Given records =
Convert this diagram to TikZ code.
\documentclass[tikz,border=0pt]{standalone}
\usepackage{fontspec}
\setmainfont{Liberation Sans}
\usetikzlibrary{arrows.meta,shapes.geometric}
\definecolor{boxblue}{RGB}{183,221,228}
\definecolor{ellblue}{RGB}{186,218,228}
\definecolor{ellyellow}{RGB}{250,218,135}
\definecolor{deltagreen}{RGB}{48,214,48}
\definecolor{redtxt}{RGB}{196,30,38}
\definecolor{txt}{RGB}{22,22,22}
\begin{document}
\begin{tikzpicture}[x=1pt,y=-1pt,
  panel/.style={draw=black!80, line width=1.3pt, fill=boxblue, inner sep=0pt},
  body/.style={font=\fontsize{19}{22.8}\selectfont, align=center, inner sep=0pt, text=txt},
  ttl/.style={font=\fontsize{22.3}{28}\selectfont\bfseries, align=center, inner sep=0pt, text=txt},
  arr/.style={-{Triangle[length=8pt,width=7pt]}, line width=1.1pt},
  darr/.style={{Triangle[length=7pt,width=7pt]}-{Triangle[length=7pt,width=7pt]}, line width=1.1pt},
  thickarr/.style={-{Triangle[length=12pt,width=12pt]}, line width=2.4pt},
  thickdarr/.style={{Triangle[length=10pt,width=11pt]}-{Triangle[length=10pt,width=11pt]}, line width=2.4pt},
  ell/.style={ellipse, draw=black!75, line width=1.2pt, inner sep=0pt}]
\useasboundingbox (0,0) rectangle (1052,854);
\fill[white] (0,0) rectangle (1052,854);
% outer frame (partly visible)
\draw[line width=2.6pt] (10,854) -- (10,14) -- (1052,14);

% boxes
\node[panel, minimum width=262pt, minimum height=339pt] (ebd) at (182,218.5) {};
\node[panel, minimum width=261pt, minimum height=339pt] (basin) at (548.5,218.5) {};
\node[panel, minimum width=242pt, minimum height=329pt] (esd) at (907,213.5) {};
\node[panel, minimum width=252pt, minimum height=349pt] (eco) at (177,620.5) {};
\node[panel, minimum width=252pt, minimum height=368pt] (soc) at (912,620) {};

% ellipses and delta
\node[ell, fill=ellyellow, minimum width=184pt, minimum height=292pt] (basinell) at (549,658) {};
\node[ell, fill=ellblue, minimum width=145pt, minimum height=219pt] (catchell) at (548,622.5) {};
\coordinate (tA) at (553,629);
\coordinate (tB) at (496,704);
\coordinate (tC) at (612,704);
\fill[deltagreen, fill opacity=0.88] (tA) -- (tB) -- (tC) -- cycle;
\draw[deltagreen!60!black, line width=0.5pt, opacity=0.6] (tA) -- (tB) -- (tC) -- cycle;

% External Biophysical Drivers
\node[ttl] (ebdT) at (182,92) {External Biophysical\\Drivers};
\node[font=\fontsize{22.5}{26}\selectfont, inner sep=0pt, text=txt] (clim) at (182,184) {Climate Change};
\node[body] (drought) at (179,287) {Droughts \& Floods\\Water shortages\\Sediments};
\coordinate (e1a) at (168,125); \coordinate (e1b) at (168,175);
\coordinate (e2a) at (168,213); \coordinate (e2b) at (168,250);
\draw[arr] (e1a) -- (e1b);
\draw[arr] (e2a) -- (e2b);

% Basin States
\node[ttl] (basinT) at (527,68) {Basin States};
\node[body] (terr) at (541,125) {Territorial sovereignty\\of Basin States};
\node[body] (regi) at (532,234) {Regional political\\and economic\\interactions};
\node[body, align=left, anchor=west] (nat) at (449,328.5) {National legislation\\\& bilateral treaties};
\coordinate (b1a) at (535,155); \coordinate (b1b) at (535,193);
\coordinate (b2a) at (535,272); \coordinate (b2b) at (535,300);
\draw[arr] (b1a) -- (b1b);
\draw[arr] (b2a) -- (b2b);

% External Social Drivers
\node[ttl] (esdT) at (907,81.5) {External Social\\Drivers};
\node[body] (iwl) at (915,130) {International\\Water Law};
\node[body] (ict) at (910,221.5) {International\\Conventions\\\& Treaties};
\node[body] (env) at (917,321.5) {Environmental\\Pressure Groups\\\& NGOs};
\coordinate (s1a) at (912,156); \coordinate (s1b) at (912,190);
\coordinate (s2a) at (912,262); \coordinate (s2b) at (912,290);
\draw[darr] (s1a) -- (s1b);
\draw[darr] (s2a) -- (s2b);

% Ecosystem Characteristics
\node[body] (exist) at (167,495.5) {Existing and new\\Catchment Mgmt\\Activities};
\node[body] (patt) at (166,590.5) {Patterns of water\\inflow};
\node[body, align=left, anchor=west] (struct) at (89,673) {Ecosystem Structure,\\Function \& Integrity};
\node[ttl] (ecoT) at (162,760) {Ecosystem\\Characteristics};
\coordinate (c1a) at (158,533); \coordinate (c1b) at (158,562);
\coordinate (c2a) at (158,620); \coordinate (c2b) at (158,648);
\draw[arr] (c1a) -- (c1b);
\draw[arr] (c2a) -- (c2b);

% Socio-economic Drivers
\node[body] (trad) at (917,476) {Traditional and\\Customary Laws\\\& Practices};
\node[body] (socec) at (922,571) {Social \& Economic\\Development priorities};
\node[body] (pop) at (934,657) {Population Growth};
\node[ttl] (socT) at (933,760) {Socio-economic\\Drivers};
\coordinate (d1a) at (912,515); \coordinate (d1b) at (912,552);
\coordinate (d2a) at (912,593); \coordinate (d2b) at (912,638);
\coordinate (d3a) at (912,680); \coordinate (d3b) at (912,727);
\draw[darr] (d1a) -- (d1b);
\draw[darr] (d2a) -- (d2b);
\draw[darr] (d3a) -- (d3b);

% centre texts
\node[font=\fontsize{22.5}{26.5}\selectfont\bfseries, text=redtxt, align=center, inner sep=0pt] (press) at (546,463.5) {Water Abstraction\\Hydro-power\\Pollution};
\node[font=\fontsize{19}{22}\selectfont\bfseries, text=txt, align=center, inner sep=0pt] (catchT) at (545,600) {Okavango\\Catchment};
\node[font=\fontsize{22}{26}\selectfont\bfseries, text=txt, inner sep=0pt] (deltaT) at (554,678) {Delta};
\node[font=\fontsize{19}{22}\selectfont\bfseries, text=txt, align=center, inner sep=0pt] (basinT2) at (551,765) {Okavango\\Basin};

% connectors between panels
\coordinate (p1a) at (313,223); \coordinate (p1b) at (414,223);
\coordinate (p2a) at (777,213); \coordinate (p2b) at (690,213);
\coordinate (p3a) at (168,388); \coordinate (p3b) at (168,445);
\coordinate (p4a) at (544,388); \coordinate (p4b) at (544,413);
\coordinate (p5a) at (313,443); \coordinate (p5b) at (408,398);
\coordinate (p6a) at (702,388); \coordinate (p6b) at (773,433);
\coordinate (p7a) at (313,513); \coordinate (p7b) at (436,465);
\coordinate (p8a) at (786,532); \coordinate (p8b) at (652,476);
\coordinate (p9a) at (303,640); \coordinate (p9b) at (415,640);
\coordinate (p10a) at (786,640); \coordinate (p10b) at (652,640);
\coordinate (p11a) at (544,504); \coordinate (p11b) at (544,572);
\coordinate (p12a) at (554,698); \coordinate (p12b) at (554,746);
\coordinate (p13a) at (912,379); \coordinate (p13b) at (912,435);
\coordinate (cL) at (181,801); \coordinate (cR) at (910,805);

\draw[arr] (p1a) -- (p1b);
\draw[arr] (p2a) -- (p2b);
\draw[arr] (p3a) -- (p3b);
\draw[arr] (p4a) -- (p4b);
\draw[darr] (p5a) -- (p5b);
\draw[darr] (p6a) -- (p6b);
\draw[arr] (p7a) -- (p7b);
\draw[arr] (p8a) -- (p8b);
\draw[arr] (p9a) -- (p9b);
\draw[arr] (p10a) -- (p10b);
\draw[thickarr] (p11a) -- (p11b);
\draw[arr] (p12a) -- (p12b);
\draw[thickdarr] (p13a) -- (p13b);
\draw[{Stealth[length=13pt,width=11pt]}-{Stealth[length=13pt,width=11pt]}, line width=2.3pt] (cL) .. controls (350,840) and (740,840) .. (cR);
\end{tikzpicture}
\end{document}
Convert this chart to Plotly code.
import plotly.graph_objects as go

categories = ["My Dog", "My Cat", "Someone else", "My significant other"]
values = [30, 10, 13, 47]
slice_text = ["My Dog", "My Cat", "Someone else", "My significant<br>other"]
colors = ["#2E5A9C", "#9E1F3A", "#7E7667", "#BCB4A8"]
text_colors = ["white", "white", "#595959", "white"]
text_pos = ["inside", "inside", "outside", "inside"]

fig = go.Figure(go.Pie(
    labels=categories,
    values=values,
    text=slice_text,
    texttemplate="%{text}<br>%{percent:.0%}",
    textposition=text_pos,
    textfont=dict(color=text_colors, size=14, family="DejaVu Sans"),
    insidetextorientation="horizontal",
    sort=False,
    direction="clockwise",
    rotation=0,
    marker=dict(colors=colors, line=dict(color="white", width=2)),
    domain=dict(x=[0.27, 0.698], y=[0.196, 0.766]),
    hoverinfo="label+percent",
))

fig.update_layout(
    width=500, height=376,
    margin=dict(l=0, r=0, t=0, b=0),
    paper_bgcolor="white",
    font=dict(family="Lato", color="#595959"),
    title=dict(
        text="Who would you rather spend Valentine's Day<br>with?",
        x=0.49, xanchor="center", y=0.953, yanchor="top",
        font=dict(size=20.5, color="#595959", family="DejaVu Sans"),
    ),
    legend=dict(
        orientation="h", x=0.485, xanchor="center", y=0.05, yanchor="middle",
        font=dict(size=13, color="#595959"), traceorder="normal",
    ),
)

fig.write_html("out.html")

Task brief = Within the listing above, give again exactly every line from the line with "Convert this chart to Plotly code." through the line with "import plotly.graph_objects as go", both included, and no other line.

Exercise response =
Convert this chart to Plotly code.
import plotly.graph_objects as go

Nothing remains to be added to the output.